Репортёр стоял у открытой недавно к Дню защиты детей в здании аэропорта детской площадки и думал, что стоило бы сделать снимок. Площадку ещё никто не фотографировал. В его редакции одно фото стоило один доллар грязными. Хотя сейчас – заодно, в добавок к гонорару за репортаж, ради которого он сегодня сюда приехал, можно было бы подобрать и эти копейки. В репортёре боролись репортёр с обывателем, уже приучившимся получать, а не зарабатывать.

Детей было много. Вдруг они все стали расходиться. На площадке осталась одна девочка, тогда репортёр вытянул из кармана удостоверение прессы и пошёл к отцу ребёнка – мужчине, за пределами площадки подпиравшему плечом колонну.

– Здравствуйте, можно я вашу дочку сфотографирую для газеты?

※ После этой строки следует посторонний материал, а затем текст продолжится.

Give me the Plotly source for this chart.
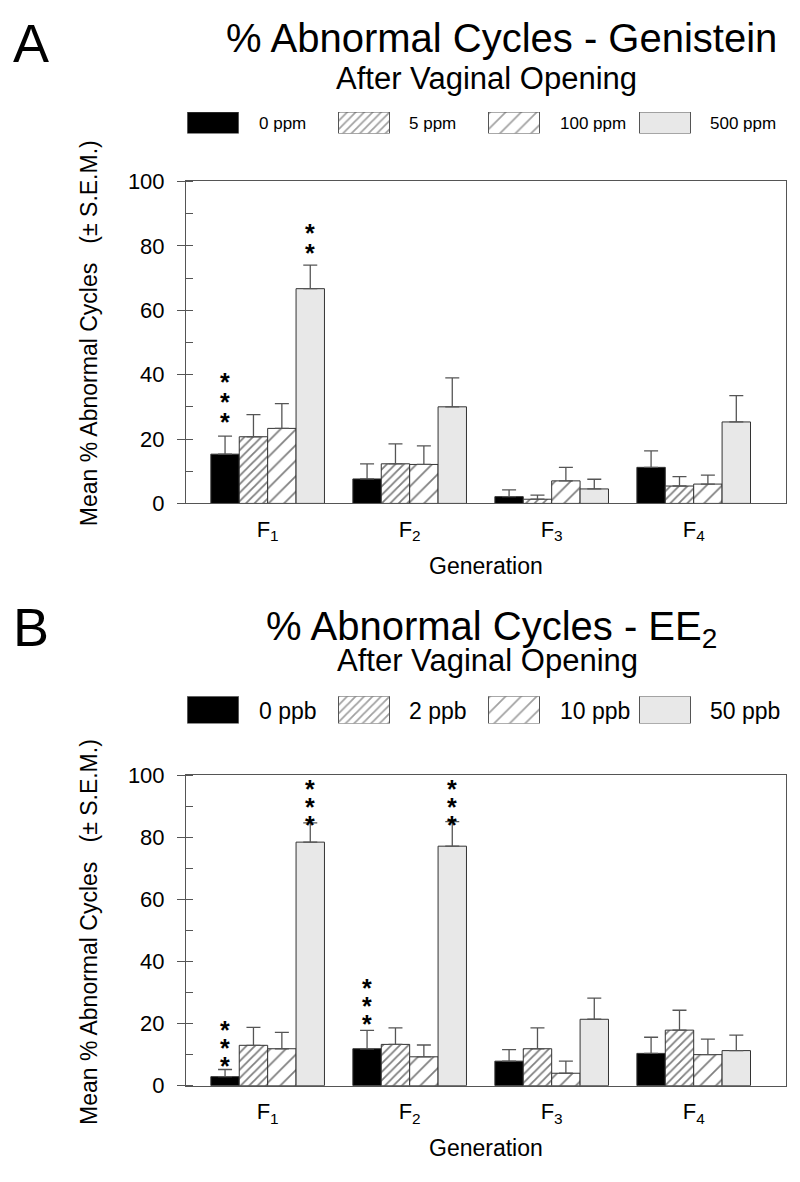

Мужчина на удостоверение даже не взглянул:

– Конечно, можно.

Девочка в ту же секунду подбежала. Встала рядом и смотрела с любопытством. Репортёр сказал:

– Настя! (Уже подслушал, как её зовут.) Пойдём, ты заберёшься на эту лесенку, а я тебя сфотографирую!

Взял её за руку, но в ту же секунду вдруг из ниоткуда появилась мама. В брючном костюме, красивая и совсем юная:

– Стойте! Она же не причёсана!

Мама вытащила из сумки расчёску, убрала Настину чёлку заколочками и начала заплетать косу.

Волосы выбивались, но мама ничуть не злилась и не нервничала.

Репортёр спросил:

– Вы не торопитесь?

– Нет. У нас через два часа вылет.

– А когда взлетит самолет? – это уже Настя спросила репортёра.

– Они всё время взлетают, – сказал он.

– А вы не торопитесь? – спросила мама.

– Нет.

У репортёра было полчаса.

Отец девочки (репортёр только теперь увидел, что ему было лет двадцать пять) подавал маме невидимки из крошечной косметички. Мама укрепляла ими косичку на Настиной голове. Настя улыбалась, закрыв глаза.

Репортёру захотелось с ними куда-нибудь полететь.